■ Prompt ■
Reproduce from the records below, with no pictures, exactly the lines between the one containing "What seaborn and" and the one containing "ax.axis('off')", inclusive.

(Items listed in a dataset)
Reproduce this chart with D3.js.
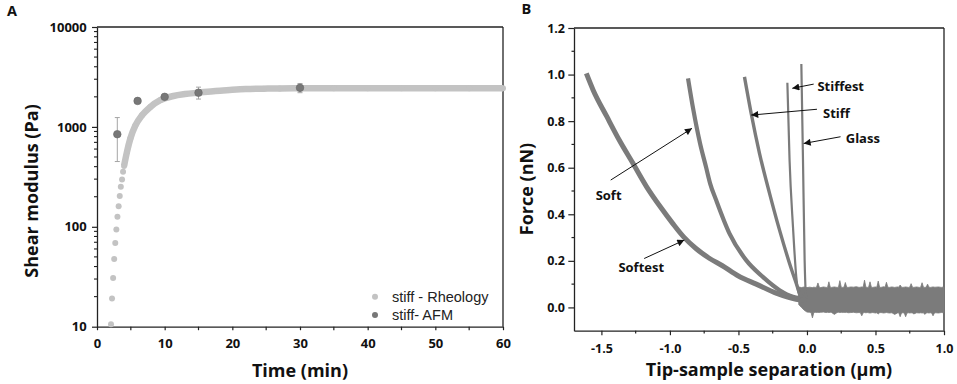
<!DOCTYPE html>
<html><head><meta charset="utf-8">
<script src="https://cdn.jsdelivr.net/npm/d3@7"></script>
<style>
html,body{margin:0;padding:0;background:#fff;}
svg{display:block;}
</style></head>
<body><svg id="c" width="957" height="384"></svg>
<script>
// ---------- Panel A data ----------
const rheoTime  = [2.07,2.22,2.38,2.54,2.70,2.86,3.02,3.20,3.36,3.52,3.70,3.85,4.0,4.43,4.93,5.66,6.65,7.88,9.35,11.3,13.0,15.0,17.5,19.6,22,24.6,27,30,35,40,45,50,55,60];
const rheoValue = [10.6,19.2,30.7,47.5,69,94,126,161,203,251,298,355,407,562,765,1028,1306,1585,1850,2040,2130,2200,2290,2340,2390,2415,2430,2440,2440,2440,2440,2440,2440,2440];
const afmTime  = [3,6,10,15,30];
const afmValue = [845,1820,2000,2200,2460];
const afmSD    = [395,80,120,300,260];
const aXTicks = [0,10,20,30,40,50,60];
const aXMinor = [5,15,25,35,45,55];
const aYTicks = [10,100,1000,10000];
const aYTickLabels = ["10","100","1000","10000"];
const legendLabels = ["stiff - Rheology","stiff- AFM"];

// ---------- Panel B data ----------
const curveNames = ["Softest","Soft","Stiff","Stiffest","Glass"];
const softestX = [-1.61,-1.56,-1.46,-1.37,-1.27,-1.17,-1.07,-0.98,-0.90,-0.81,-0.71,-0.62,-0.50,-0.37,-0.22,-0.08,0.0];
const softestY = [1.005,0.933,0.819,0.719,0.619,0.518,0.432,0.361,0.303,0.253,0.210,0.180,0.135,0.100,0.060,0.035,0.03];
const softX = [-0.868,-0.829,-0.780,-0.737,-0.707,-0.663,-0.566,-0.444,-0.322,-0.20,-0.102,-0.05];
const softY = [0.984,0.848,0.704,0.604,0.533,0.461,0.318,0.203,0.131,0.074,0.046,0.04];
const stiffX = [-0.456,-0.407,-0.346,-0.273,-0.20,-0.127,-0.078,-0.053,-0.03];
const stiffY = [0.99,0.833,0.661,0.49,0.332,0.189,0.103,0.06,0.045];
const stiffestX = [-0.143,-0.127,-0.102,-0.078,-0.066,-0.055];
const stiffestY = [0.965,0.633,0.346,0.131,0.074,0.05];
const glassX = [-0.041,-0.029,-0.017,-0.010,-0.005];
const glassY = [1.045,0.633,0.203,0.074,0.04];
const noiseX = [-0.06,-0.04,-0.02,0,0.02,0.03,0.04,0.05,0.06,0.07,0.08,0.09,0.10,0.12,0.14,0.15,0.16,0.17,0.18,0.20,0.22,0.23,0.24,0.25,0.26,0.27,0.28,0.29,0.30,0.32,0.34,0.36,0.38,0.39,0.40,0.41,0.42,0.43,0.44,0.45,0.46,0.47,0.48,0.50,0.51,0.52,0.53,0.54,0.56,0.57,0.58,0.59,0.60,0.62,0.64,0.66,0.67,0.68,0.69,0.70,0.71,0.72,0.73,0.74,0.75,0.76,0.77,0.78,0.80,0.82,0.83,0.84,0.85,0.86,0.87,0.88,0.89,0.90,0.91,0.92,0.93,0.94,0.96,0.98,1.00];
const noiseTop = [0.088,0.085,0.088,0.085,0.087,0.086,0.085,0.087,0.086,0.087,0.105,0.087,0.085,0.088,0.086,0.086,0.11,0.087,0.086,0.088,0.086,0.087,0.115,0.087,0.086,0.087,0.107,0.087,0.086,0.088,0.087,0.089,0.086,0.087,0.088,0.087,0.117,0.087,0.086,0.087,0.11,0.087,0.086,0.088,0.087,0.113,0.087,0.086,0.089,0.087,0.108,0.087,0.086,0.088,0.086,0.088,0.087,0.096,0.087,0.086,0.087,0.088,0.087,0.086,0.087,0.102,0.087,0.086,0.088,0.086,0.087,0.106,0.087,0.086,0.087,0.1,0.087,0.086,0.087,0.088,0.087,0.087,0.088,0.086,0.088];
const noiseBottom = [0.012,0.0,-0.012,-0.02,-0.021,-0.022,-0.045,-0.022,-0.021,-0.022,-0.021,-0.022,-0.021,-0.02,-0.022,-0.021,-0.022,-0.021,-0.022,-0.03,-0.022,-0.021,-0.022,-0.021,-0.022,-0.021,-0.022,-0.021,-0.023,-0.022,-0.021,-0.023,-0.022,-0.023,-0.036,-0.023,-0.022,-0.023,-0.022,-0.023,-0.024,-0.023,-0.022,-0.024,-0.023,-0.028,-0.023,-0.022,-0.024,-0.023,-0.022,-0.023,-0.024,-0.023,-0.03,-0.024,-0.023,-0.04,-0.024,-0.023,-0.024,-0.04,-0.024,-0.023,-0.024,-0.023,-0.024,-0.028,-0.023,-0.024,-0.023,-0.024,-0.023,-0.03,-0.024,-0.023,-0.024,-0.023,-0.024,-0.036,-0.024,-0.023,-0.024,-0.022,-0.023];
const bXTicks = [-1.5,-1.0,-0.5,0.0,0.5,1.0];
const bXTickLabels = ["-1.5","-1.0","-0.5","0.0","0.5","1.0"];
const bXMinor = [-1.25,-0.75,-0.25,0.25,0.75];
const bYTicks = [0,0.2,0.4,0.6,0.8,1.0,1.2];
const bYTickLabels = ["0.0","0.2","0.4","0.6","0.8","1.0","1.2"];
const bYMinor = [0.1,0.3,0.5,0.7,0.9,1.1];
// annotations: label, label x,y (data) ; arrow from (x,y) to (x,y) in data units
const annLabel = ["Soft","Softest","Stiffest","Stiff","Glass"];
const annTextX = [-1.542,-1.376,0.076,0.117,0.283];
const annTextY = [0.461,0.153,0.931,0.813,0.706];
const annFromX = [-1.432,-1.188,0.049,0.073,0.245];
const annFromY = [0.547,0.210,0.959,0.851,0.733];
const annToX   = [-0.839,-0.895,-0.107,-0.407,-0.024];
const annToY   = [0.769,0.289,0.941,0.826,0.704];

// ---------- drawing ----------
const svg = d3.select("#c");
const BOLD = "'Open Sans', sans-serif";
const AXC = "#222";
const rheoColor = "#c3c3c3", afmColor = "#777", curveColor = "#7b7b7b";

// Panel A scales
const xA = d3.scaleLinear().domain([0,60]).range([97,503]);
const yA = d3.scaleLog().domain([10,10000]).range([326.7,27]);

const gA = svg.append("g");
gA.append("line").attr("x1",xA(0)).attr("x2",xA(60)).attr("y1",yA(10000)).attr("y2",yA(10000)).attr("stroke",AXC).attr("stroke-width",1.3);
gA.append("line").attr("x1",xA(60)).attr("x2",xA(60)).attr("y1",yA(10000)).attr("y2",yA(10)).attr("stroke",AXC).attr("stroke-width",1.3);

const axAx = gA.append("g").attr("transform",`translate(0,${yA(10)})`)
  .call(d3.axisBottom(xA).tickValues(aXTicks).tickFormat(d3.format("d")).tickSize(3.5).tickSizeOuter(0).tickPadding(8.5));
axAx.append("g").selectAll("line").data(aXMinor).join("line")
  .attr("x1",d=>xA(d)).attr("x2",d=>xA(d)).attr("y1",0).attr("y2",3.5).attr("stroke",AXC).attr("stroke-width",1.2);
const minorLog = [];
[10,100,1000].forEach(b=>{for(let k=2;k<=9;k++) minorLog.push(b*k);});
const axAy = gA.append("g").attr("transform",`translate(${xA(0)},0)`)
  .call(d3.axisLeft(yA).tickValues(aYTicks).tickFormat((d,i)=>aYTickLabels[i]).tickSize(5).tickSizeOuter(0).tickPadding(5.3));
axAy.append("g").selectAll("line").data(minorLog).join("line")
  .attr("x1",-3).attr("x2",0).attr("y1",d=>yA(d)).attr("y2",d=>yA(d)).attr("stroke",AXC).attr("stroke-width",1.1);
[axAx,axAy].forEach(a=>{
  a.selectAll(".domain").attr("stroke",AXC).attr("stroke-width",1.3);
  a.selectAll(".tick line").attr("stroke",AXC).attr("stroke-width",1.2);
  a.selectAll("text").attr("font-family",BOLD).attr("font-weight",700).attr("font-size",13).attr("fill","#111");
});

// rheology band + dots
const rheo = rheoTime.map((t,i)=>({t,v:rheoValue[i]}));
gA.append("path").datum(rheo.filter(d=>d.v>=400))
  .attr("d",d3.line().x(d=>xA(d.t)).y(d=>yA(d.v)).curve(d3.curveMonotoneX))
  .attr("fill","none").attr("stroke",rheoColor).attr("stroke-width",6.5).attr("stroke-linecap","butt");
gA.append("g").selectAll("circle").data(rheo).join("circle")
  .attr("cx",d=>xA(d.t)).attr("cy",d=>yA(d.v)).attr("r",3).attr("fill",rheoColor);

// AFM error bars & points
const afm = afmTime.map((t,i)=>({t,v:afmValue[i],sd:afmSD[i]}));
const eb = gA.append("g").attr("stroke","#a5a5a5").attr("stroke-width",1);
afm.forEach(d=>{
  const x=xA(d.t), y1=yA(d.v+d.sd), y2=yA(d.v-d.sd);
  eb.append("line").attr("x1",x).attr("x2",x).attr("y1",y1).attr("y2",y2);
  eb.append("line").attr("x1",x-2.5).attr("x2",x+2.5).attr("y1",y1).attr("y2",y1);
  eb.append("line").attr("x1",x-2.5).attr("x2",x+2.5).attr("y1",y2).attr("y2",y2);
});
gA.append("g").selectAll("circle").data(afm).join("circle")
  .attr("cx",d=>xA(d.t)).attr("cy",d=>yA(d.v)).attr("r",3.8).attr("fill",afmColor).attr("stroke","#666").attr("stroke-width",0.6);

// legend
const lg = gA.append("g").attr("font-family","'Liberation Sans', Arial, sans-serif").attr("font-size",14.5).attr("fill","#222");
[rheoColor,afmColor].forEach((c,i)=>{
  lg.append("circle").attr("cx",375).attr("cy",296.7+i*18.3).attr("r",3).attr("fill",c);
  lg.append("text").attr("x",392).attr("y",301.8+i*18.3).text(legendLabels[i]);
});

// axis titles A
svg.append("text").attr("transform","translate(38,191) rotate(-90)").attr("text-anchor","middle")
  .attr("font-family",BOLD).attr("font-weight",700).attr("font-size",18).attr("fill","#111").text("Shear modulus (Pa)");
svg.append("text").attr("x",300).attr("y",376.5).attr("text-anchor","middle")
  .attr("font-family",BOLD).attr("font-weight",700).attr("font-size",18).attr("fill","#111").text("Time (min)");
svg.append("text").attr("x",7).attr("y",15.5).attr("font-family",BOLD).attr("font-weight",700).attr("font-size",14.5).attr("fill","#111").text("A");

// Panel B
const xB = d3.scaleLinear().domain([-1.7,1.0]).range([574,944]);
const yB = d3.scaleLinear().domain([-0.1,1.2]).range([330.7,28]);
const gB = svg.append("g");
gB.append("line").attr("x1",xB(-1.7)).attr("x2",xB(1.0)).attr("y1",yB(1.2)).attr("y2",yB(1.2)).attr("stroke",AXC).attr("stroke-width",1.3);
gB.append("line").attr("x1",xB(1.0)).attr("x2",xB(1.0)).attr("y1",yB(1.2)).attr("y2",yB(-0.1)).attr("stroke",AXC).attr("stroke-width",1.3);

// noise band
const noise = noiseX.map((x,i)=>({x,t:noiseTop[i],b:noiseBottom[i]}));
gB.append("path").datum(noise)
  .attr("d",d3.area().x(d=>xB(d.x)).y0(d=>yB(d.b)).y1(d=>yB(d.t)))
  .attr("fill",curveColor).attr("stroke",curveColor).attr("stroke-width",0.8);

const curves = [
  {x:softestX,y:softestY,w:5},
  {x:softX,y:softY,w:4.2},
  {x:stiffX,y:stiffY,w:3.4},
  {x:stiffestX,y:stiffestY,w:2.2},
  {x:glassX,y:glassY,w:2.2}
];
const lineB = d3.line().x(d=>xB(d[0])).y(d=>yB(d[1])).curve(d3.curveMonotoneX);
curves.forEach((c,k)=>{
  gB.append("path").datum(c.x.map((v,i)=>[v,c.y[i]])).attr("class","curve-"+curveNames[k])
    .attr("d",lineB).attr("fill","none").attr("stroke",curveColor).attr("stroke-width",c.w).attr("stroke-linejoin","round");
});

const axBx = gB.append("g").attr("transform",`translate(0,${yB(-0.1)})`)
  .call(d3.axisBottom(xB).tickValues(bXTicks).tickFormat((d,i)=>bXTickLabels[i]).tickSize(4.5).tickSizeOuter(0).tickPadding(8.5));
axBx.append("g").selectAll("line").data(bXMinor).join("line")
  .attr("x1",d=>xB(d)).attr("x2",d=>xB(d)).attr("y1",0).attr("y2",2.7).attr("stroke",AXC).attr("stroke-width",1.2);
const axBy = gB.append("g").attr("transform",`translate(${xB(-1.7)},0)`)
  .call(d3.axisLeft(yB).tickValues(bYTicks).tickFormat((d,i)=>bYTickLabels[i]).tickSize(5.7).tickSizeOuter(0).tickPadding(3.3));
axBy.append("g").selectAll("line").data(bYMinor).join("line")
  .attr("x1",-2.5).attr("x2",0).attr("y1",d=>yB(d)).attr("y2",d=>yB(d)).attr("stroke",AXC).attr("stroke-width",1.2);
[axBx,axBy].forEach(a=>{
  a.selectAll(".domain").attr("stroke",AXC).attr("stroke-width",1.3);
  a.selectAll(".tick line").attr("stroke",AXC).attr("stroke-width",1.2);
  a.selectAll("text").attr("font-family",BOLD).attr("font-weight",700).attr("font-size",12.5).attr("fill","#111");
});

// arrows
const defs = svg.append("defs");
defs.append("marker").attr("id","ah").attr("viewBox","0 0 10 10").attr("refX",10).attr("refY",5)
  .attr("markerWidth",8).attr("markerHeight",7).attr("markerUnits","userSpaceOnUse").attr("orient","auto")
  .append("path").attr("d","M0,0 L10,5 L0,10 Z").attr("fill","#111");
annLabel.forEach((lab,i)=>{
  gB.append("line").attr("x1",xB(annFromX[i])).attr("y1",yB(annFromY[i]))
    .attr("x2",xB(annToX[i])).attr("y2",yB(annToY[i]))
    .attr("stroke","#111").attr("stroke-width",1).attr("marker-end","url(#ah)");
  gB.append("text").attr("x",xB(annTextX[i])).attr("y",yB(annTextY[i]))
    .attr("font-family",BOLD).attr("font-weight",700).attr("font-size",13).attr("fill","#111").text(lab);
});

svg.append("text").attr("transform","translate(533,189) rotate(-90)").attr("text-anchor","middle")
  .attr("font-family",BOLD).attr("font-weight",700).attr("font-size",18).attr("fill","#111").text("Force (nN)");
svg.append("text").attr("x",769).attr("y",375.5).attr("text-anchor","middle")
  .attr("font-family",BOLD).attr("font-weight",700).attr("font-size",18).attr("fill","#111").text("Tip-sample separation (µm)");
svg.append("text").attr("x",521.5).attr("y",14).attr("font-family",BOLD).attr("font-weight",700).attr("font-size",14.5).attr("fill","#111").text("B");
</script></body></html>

---

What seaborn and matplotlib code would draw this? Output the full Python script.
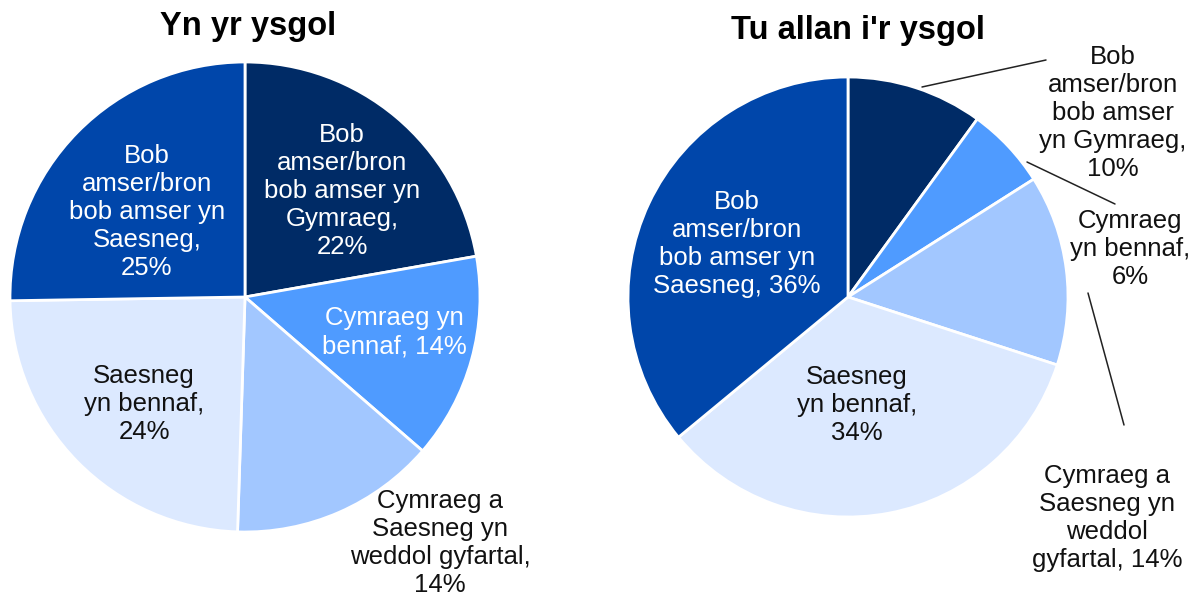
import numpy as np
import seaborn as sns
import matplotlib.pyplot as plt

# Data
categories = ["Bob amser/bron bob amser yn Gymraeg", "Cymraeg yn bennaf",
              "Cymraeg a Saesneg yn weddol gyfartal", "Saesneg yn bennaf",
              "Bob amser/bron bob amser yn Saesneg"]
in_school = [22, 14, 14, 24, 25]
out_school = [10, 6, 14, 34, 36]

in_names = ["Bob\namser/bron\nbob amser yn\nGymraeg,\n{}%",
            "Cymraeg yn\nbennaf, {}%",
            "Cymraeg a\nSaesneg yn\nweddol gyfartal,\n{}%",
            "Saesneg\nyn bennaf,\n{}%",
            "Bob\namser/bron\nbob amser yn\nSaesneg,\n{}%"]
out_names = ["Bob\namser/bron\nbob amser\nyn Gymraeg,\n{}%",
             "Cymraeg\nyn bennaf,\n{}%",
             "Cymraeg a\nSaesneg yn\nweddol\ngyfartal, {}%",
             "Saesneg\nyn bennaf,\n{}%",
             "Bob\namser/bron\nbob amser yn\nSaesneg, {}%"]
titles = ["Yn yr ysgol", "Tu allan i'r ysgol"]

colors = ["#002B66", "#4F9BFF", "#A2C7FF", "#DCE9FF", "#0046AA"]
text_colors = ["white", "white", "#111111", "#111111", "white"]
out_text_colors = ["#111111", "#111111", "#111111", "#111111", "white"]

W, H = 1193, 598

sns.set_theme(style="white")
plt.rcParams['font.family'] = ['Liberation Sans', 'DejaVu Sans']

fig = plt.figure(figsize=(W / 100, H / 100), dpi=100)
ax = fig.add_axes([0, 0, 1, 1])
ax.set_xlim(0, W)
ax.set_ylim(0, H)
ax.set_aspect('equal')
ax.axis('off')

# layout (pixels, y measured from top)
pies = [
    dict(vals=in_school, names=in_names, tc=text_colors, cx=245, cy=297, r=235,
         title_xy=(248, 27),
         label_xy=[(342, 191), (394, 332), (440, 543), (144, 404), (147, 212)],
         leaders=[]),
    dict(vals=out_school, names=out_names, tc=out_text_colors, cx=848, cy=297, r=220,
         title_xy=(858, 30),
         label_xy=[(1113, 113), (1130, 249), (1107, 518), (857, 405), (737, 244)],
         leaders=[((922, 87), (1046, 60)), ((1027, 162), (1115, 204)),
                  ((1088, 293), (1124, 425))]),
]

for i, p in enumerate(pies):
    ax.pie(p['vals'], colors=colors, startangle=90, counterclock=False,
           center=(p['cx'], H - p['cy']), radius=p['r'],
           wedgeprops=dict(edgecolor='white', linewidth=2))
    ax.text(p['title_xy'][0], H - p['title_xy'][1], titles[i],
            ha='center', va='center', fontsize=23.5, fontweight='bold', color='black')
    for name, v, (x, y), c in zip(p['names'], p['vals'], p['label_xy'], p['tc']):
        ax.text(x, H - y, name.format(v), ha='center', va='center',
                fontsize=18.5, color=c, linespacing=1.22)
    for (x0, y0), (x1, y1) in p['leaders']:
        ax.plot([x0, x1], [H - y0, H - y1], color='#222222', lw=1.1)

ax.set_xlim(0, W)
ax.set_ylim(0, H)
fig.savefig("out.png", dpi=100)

■ Written solution ■
What seaborn and matplotlib code would draw this? Output the full Python script.
import numpy as np
import seaborn as sns
import matplotlib.pyplot as plt

# Data
categories = ["Bob amser/bron bob amser yn Gymraeg", "Cymraeg yn bennaf",
              "Cymraeg a Saesneg yn weddol gyfartal", "Saesneg yn bennaf",
              "Bob amser/bron bob amser yn Saesneg"]
in_school = [22, 14, 14, 24, 25]
out_school = [10, 6, 14, 34, 36]

in_names = ["Bob\namser/bron\nbob amser yn\nGymraeg,\n{}%",
            "Cymraeg yn\nbennaf, {}%",
            "Cymraeg a\nSaesneg yn\nweddol gyfartal,\n{}%",
            "Saesneg\nyn bennaf,\n{}%",
            "Bob\namser/bron\nbob amser yn\nSaesneg,\n{}%"]
out_names = ["Bob\namser/bron\nbob amser\nyn Gymraeg,\n{}%",
             "Cymraeg\nyn bennaf,\n{}%",
             "Cymraeg a\nSaesneg yn\nweddol\ngyfartal, {}%",
             "Saesneg\nyn bennaf,\n{}%",
             "Bob\namser/bron\nbob amser yn\nSaesneg, {}%"]
titles = ["Yn yr ysgol", "Tu allan i'r ysgol"]

colors = ["#002B66", "#4F9BFF", "#A2C7FF", "#DCE9FF", "#0046AA"]
text_colors = ["white", "white", "#111111", "#111111", "white"]
out_text_colors = ["#111111", "#111111", "#111111", "#111111", "white"]

W, H = 1193, 598

sns.set_theme(style="white")
plt.rcParams['font.family'] = ['Liberation Sans', 'DejaVu Sans']

fig = plt.figure(figsize=(W / 100, H / 100), dpi=100)
ax = fig.add_axes([0, 0, 1, 1])
ax.set_xlim(0, W)
ax.set_ylim(0, H)
ax.set_aspect('equal')
ax.axis('off')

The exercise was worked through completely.